Lily Barrett

110 Fayerweather Street

“What is remembered is what becomes reality.” - Patricia Hampl, “Memory and Imagination”

The space under one of our bookshelves is crowded with photo albums.  Red, blue, green.  Some are leather-bound, simple and elegant.  Others have prettier patterns, such as those of flowers, rainbows, or stars.  The spine of each is labeled with a sticker: “A,” “B,” “C,” and so on, resulting from my mother’s painstaking efforts to organize our lives according to the alphabet.  Open the red album labeled “B” to the first page.  You will see the photograph of an old-fashioned house painted the color of a summer sky.  If you know its story, perhaps it will open up to you the world where I used to live: one of narrow streets, splinters, and rescued spiders; one of remarkable beauty, laughter, and magic.  I hail from 110 Fayerweather Street, Cambridge.

I spent my early childhood in the tall, three-story house on a long, eccentric street near the Charles River and Harvard Square.  If you enter the house today, I bet you’ll able to see the Kix cereal stuck in the old-fashioned, curlicued heating vent; the circular living room where we had the striped orange-and-gold loveseats, engraved with the claw marks of our two white cats; and the wooden dowels on the windows, half of them removed due to my twin sister Hannah’s aspirations to be a firefighter.  The house, although it now echoes to the voices of strangers, is still ours in essence. 

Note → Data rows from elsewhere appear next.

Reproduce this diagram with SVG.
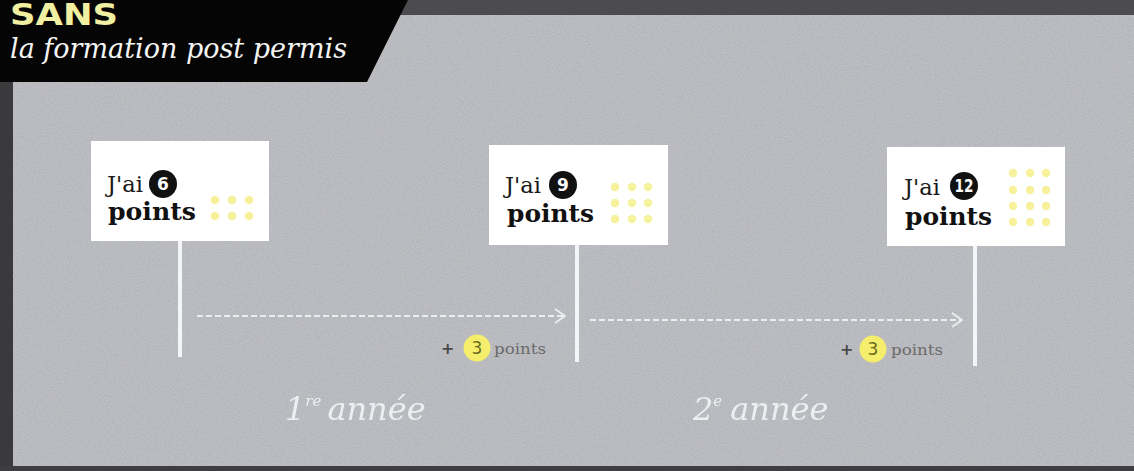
<svg xmlns="http://www.w3.org/2000/svg" width="1134" height="471" viewBox="0 0 1134 471">
  <style>
    .sign { fill: #ffffff; }
    .pole { stroke: #f4f5f8; stroke-width: 4; }
    .jai { font-family: "DejaVu Serif", "Liberation Serif", serif; font-size: 23px; fill: #1a1a1a; }
    .pts { font-family: "DejaVu Serif", "Liberation Serif", serif; font-size: 25px; font-weight: bold; fill: #111111; }
    .badge { fill: #111111; }
    .badgetxt { font-family: "DejaVu Sans", "Liberation Sans", sans-serif; font-size: 17px; font-weight: bold; fill: #ffffff; text-anchor: middle; }
    .dot { fill: #f6f19a; }
    .flow { stroke: #f2f3f6; stroke-width: 2; stroke-dasharray: 6 3; fill: none; opacity: 0.9; }
    .plus { font-family: "DejaVu Sans", "Liberation Sans", sans-serif; font-size: 16px; font-weight: bold; fill: #4a4a4a; }
    .gain { fill: #f4ee6c; }
    .gaintxt { font-family: "DejaVu Sans", "Liberation Sans", sans-serif; font-size: 17px; fill: #6b6a1e; text-anchor: middle; }
    .small { font-family: "DejaVu Serif", "Liberation Serif", serif; font-size: 14px; fill: #6a6a6a; }
    .year { font-family: "DejaVu Serif", "Liberation Serif", serif; font-style: italic; font-size: 32px; fill: #f2f3f7; opacity: 0.92; }
    .sup { font-size: 15px; }
  </style>
  <defs>
    <marker id="chev" viewBox="0 0 12 16" refX="11" refY="8" markerWidth="12" markerHeight="16" markerUnits="userSpaceOnUse" orient="auto">
      <polyline points="1,1 11,8 1,15" fill="none" stroke="#f2f3f6" stroke-width="2"/>
    </marker>
    <filter id="grain" x="0" y="0" width="100%" height="100%">
      <feTurbulence type="fractalNoise" baseFrequency="0.9" numOctaves="2" seed="3" result="n"/>
      <feColorMatrix type="matrix" values="0 0 0 0 1  0 0 0 0 1  0 0 0 0 1  0 0 0 -1.4 1.0" />
    </filter>
  </defs>

  <!-- background -->
  <g id="background">
    <rect x="0" y="0" width="1134" height="471" fill="#b4b5ba"/>
    <rect x="0" y="0" width="1134" height="471" filter="url(#grain)" opacity="0.25"/>
    <rect x="0" y="0" width="1134" height="15" fill="#4c4c4e"/>
    <rect x="0" y="0" width="13" height="471" fill="#3a3a3c"/>
    <rect x="0" y="466" width="1134" height="5" fill="#3e3e40"/>
  </g>

  <!-- header -->
  <g id="header">
    <polygon points="0,0 408,0 367,82 0,82" fill="#050505"/>
    <text x="10" y="25" font-family="DejaVu Sans, Liberation Sans, sans-serif" font-size="30" font-weight="bold" fill="#f1efa2" textLength="108" lengthAdjust="spacingAndGlyphs">SANS</text>
    <text x="10" y="58" font-family="DejaVu Serif, Liberation Serif, serif" font-style="italic" font-size="28" fill="#f4f4f4" textLength="337" lengthAdjust="spacingAndGlyphs">la formation post permis</text>
  </g>

  <!-- connectors -->
  <g id="connectors">
    <line class="flow" x1="197" y1="316" x2="565" y2="316" marker-end="url(#chev)"/>
    <line class="flow" x1="590" y1="320" x2="962" y2="320" marker-end="url(#chev)"/>
  </g>

  <!-- sign 6 -->
  <g id="sign-6">
    <line class="pole" x1="180" y1="240" x2="180" y2="357"/>
    <rect class="sign" x="91" y="141" width="178" height="100"/>
    <text class="jai" x="107" y="192" textLength="36" lengthAdjust="spacingAndGlyphs">J'ai</text>
    <circle class="badge" cx="163" cy="184" r="14"/>
    <text class="badgetxt" x="163" y="190">6</text>
    <text class="pts" x="108" y="220" textLength="88" lengthAdjust="spacingAndGlyphs">points</text>
    <circle class="dot" cx="215" cy="200" r="4.2"/>
    <circle class="dot" cx="232" cy="200" r="4.2"/>
    <circle class="dot" cx="249" cy="200" r="4.2"/>
    <circle class="dot" cx="215" cy="216" r="4.2"/>
    <circle class="dot" cx="232" cy="216" r="4.2"/>
    <circle class="dot" cx="249" cy="216" r="4.2"/>
  </g>

  <!-- sign 9 -->
  <g id="sign-9">
    <line class="pole" x1="577" y1="243" x2="577" y2="362"/>
    <rect class="sign" x="489" y="145" width="179" height="100"/>
    <text class="jai" x="505" y="193" textLength="36" lengthAdjust="spacingAndGlyphs">J'ai</text>
    <circle class="badge" cx="563" cy="185" r="14"/>
    <text class="badgetxt" x="563" y="191">9</text>
    <text class="pts" x="507" y="222" textLength="87" lengthAdjust="spacingAndGlyphs">points</text>
    <circle class="dot" cx="615" cy="187" r="4.2"/>
    <circle class="dot" cx="632" cy="187" r="4.2"/>
    <circle class="dot" cx="648" cy="187" r="4.2"/>
    <circle class="dot" cx="615" cy="203" r="4.2"/>
    <circle class="dot" cx="632" cy="203" r="4.2"/>
    <circle class="dot" cx="648" cy="203" r="4.2"/>
    <circle class="dot" cx="615" cy="219" r="4.2"/>
    <circle class="dot" cx="632" cy="219" r="4.2"/>
    <circle class="dot" cx="648" cy="219" r="4.2"/>
  </g>

  <!-- sign 12 -->
  <g id="sign-12">
    <line class="pole" x1="975" y1="243" x2="975" y2="366"/>
    <rect class="sign" x="887" y="147" width="178" height="99"/>
    <text class="jai" x="904" y="195" textLength="36" lengthAdjust="spacingAndGlyphs">J'ai</text>
    <circle class="badge" cx="964" cy="186" r="14"/>
    <text class="badgetxt" x="964" y="192" font-size="15" textLength="19" lengthAdjust="spacingAndGlyphs">12</text>
    <text class="pts" x="905" y="225" textLength="87" lengthAdjust="spacingAndGlyphs">points</text>
    <circle class="dot" cx="1013" cy="173" r="4.2"/>
    <circle class="dot" cx="1030" cy="173" r="4.2"/>
    <circle class="dot" cx="1046" cy="173" r="4.2"/>
    <circle class="dot" cx="1013" cy="190" r="4.2"/>
    <circle class="dot" cx="1030" cy="190" r="4.2"/>
    <circle class="dot" cx="1046" cy="190" r="4.2"/>
    <circle class="dot" cx="1013" cy="206" r="4.2"/>
    <circle class="dot" cx="1030" cy="206" r="4.2"/>
    <circle class="dot" cx="1046" cy="206" r="4.2"/>
    <circle class="dot" cx="1013" cy="222" r="4.2"/>
    <circle class="dot" cx="1030" cy="222" r="4.2"/>
    <circle class="dot" cx="1046" cy="222" r="4.2"/>
  </g>

  <!-- gains -->
  <g id="gain-1">
    <text class="plus" x="441" y="354">+</text>
    <circle class="gain" cx="477" cy="348" r="13.5"/>
    <text class="gaintxt" x="477" y="354">3</text>
    <text class="small" x="494" y="354" textLength="52" lengthAdjust="spacingAndGlyphs">points</text>
  </g>
  <g id="gain-2">
    <text class="plus" x="840" y="355">+</text>
    <circle class="gain" cx="873" cy="349" r="13.5"/>
    <text class="gaintxt" x="873" y="355">3</text>
    <text class="small" x="891" y="355" textLength="52" lengthAdjust="spacingAndGlyphs">points</text>
  </g>

  <!-- years -->
  <g id="year-1">
    <text class="year" x="285" y="420">1<tspan class="sup" dy="-14">re</tspan><tspan dy="14" dx="6">année</tspan></text>
  </g>
  <g id="year-2">
    <text class="year" x="693" y="420">2<tspan class="sup" dy="-14">e</tspan><tspan dy="14" dx="8">année</tspan></text>
  </g>
</svg>
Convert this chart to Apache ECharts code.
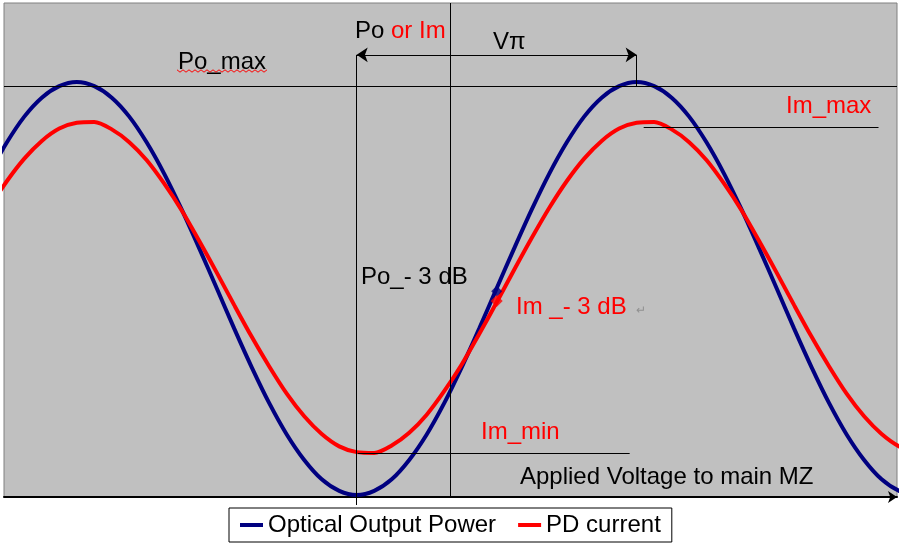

Rewind about twelve years.  Watch my face melt into innocence, my stature shrink, and my hair lighten and thicken.  The room is the same, only packed with toys. The walls are draped with long sheets of paper to write on with magic markers. A row of Barbies, half-dressed, half-not, hang from the dowels.  Good, sugary smells waft in from the flour-dusted kitchen.  On the kitchen table is a plate, emblazoned with a picture of Big Bird, on which sit three warm, half-eaten chocolate-chip cookies.  Half the batch will go to our neighbors.  Flowers in a vase absorb the sunlight coming in through a window.  A black spider named Charlotte after the elegant arachnid in Charlotte’s Web, my mother’s favorite book, tirelessly spins her silver webs in a plastic tank on the table.  They glint in the sunshine.  Nobody notices that there is no television.

The long wooden hallway between my parents’ room and the room I share with my sister is chock-full of splinters, something I am accustomed to.  I often wake up in the middle of the night to find my parents trying to tweeze the bark out of my foot as I sleep, a sort of pseudo-anesthesia.  At the other end of the hall is a window looking down on the small backyard with its crumbling concrete pavement.  Our uncle built the blue playhouse in the corner, with its white shutters and shingled roof, where we like to sit and lick home-made popsicles.  On the third floor, a fan hums, creating white noise.  In his office, my dad works at his big, bulky computer, making calls for his state senate campaign.

Our parents read to us at night when my mom comes home from work.  After we finish The Lion, the Witch, and the Wardrobe, Hannah and I convince ourselves and a friend that a magical closet near our parents’ room leads to Disneyland.  We build sailing ships out of cardboard bricks and draw multiple maps showing our path to Disneyland.  Sometimes we plan to navigate a long, winding river.  Other times we fashion wings to fly there.  We always intend to try out our route, but become interested in more important things, like playing dress-up and having tea parties.

People drift in and out of our house, casually, like afternoon shadows.  Charlie, a tall, skinny teenager, lives across the street from us.  To him, every day is his birthday, so whenever we see him, we get to say, “Happy Birthday!”  He sucks on his knuckles, something Hannah and I wonder at and attempt to emulate.  The Murrays - a close-knit family of six - live on the corner.  Their three daughters have all been home-schooled.  The family is a well-known cycling troupe that is busy in weekend parades around the state.  Freddy and Margie, from next door, are seventy years old and are boyfriend and girlfriend.  We bring them chocolate chip cookies once a month.

In Cambridge, we have so little space that we see no reason not to share it with one another.  Through celebrated summer thunderstorms, icy winters, conversations and laughter on cracked concrete, play-dates at Tobin playground, and free boxes of raisins from Fresh Pond Market down the street, we of 110 Fayerweather Street have found a way to live.   

The doorbell rings.  My dog barks.  It is twelve years later. 

Swirling back to the present, I sit, momentarily lost.  Gone is the long wooden hall; gone are the narrow streets.  I sigh, closing the album.  I miss the days of chaotic harmony.  As I absently stroke the creased leather of Photo Album “B,” I can almost touch the years.  I recall the smell of chocolate-chip cookies, hear the happy echoes of my former neighbors, and feel the sunshine move, a giant pinwheel, across the lemon-drop palette of my childhood.